**SOURCE DATA**
▼

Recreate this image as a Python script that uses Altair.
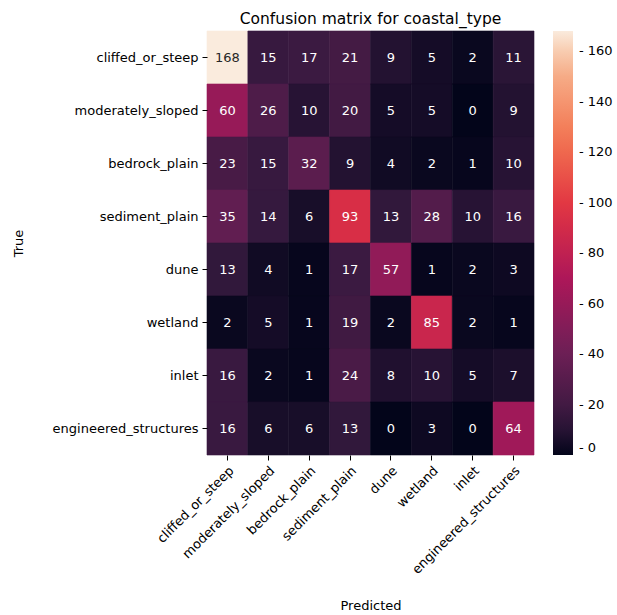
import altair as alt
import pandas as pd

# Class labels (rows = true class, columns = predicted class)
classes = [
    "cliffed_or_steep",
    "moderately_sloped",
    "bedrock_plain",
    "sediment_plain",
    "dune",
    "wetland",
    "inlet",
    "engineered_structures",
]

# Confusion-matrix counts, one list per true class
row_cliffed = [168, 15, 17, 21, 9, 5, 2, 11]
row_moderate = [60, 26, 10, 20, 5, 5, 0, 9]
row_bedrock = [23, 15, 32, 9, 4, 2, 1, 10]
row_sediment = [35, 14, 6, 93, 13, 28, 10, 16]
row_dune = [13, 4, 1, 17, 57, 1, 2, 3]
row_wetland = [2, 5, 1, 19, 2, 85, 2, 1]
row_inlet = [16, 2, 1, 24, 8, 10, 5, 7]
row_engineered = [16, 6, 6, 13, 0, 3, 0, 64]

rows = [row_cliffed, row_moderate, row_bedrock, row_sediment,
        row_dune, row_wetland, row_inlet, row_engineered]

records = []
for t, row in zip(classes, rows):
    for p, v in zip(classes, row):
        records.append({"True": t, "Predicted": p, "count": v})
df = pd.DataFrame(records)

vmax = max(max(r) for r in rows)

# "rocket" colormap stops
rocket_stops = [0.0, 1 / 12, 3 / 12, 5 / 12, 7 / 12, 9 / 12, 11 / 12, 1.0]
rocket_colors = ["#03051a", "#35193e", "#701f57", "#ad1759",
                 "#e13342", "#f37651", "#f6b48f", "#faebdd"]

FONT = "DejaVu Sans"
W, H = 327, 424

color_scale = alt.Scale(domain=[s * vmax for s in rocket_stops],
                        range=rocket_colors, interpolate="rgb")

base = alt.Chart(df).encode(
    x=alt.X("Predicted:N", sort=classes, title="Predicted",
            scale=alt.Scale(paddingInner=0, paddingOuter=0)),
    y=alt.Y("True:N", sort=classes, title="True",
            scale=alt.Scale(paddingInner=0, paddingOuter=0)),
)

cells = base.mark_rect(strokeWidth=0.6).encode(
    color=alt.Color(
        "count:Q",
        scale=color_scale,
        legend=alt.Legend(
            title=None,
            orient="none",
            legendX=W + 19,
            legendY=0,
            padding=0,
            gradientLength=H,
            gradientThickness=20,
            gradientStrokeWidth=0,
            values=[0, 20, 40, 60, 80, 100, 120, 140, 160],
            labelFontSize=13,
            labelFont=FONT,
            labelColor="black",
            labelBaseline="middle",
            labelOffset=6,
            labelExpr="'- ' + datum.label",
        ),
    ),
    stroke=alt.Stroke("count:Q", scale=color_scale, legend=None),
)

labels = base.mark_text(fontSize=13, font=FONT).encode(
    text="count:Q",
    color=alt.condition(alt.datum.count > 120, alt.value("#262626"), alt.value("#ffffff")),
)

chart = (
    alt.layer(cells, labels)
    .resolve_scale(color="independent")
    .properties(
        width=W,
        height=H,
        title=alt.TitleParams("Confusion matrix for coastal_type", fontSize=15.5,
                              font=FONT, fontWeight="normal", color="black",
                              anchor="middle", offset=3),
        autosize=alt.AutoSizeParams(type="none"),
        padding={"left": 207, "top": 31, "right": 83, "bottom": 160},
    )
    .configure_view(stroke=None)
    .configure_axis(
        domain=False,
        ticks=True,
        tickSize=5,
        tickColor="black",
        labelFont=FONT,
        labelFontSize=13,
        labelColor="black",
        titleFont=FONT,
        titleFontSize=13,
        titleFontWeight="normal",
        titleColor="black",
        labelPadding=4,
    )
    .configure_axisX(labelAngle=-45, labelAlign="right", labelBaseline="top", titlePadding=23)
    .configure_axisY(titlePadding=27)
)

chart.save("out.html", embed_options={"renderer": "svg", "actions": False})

▲
▼

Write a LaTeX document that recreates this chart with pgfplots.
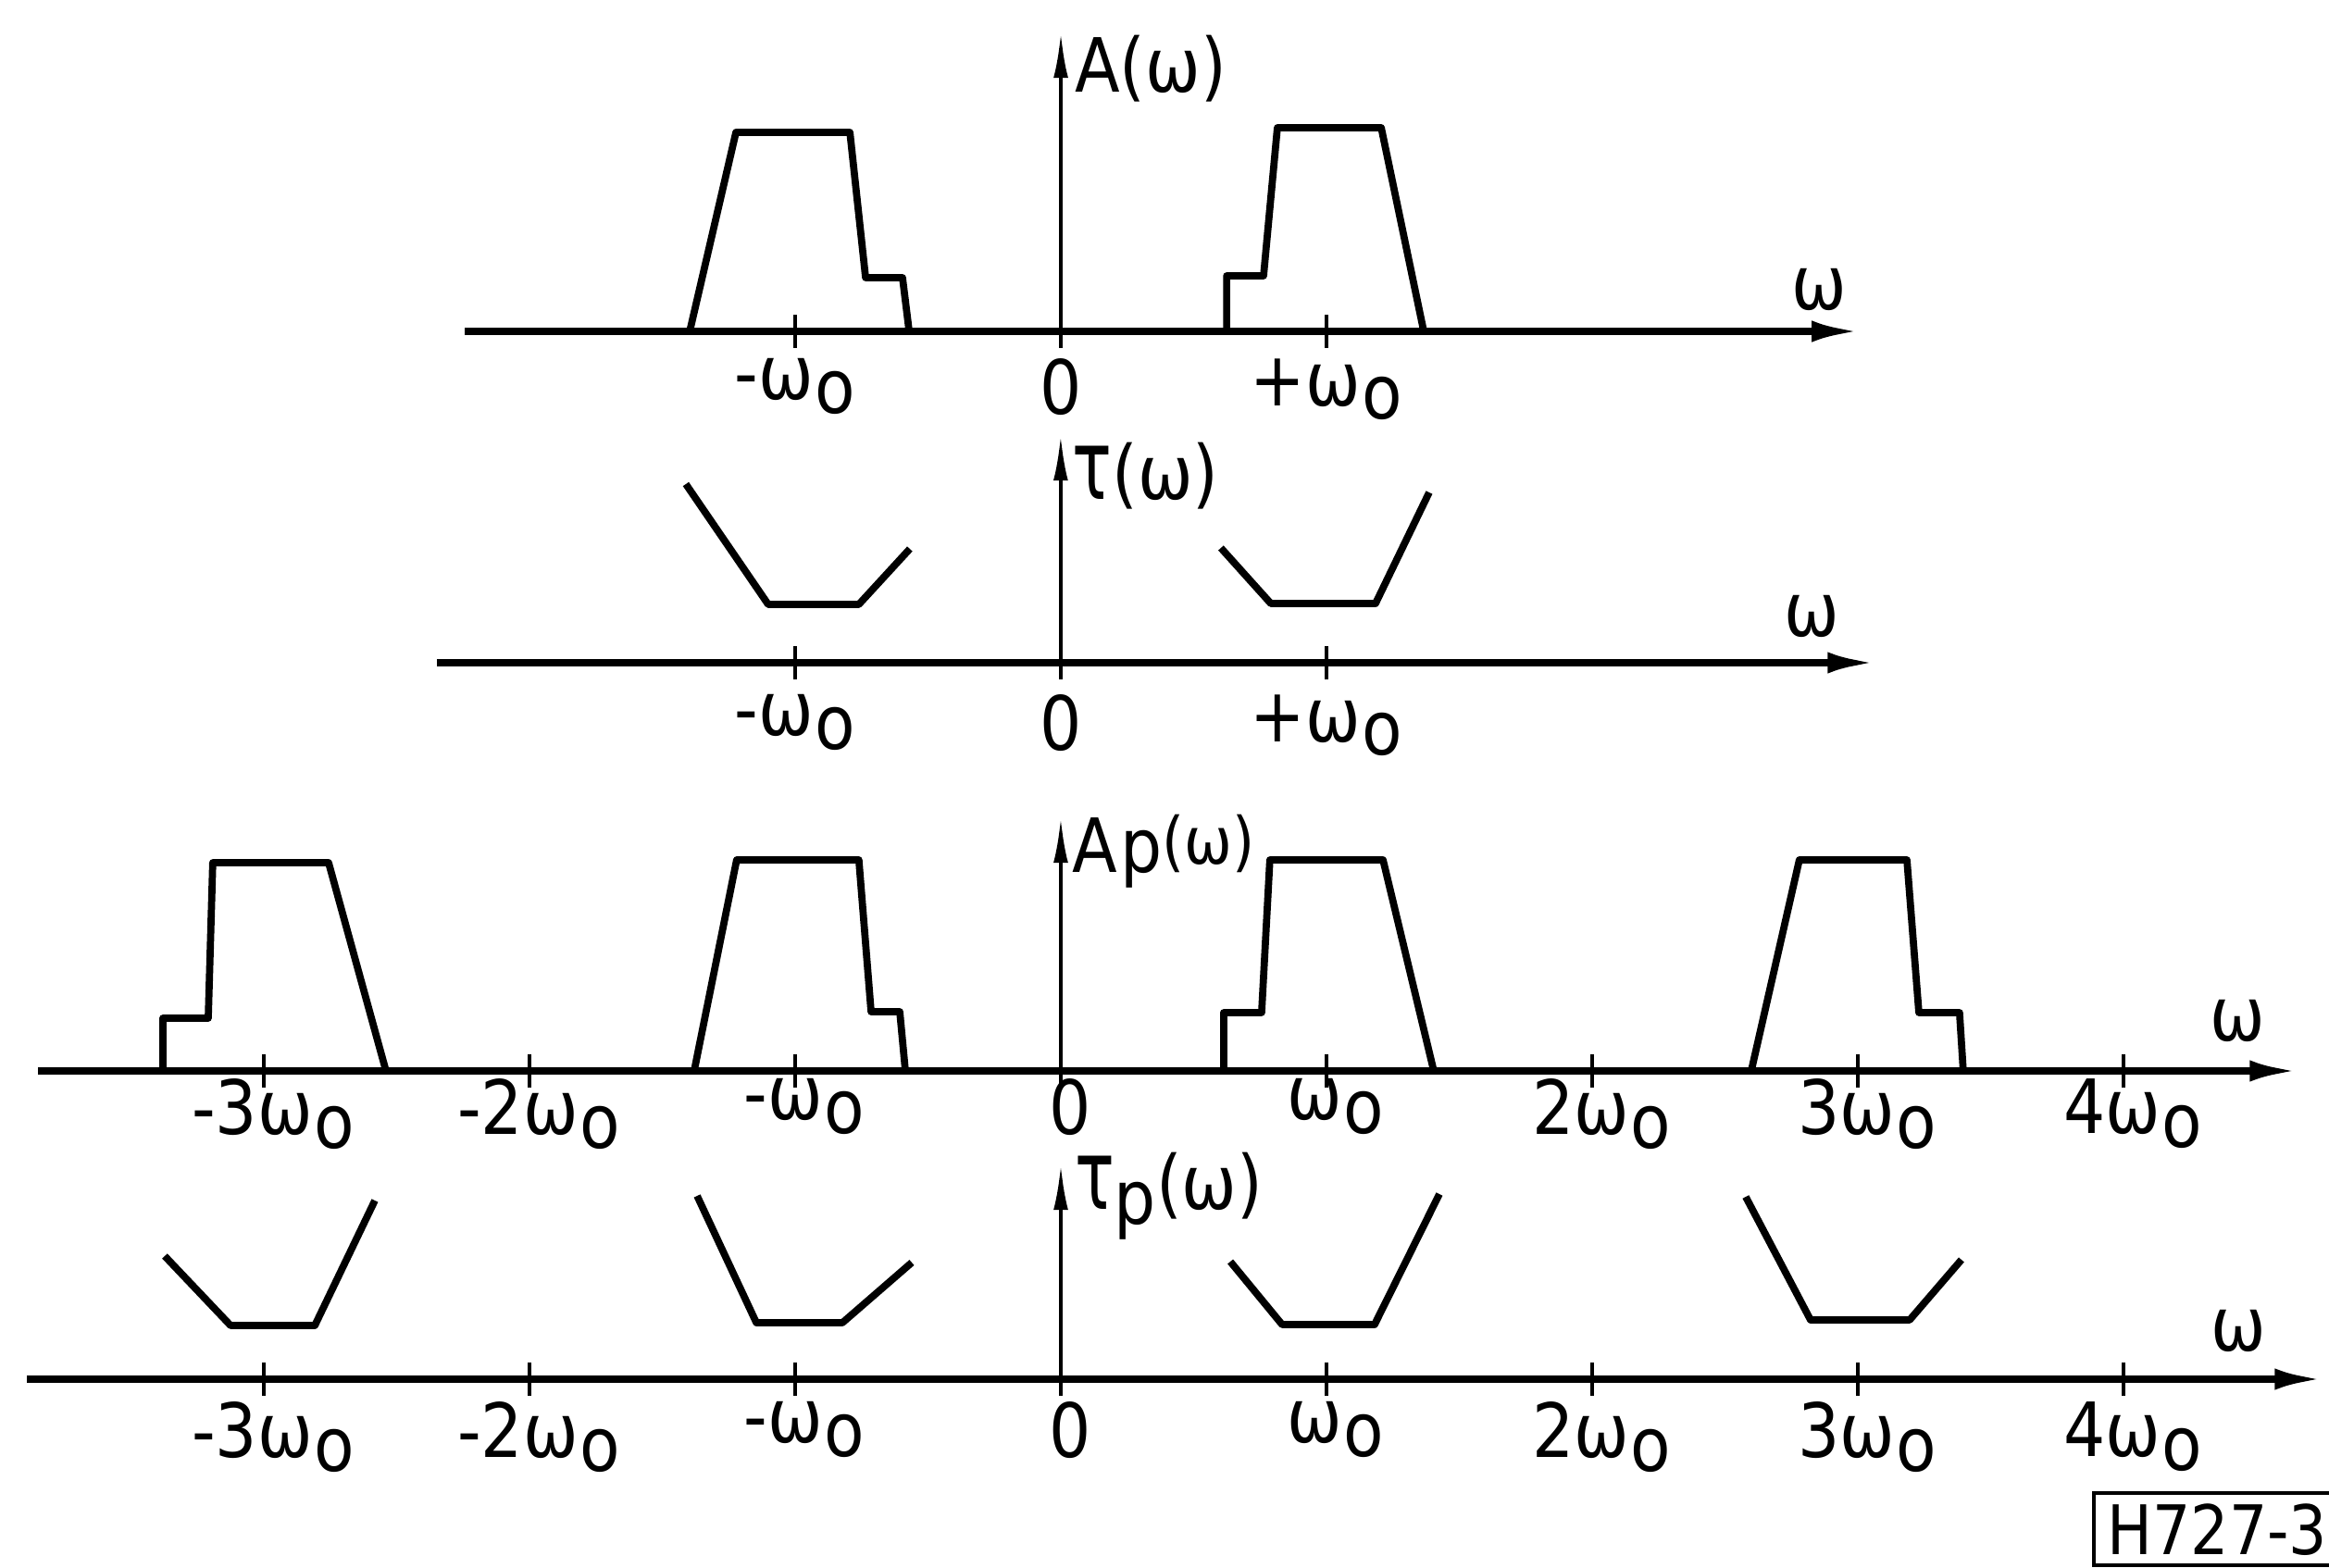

▲

**TASK**
Report every line in the data above in which the word "this" appears.

**RIGHT ANSWER**
Recreate this image as a Python script that uses Altair.
Write a LaTeX document that recreates this chart with pgfplots.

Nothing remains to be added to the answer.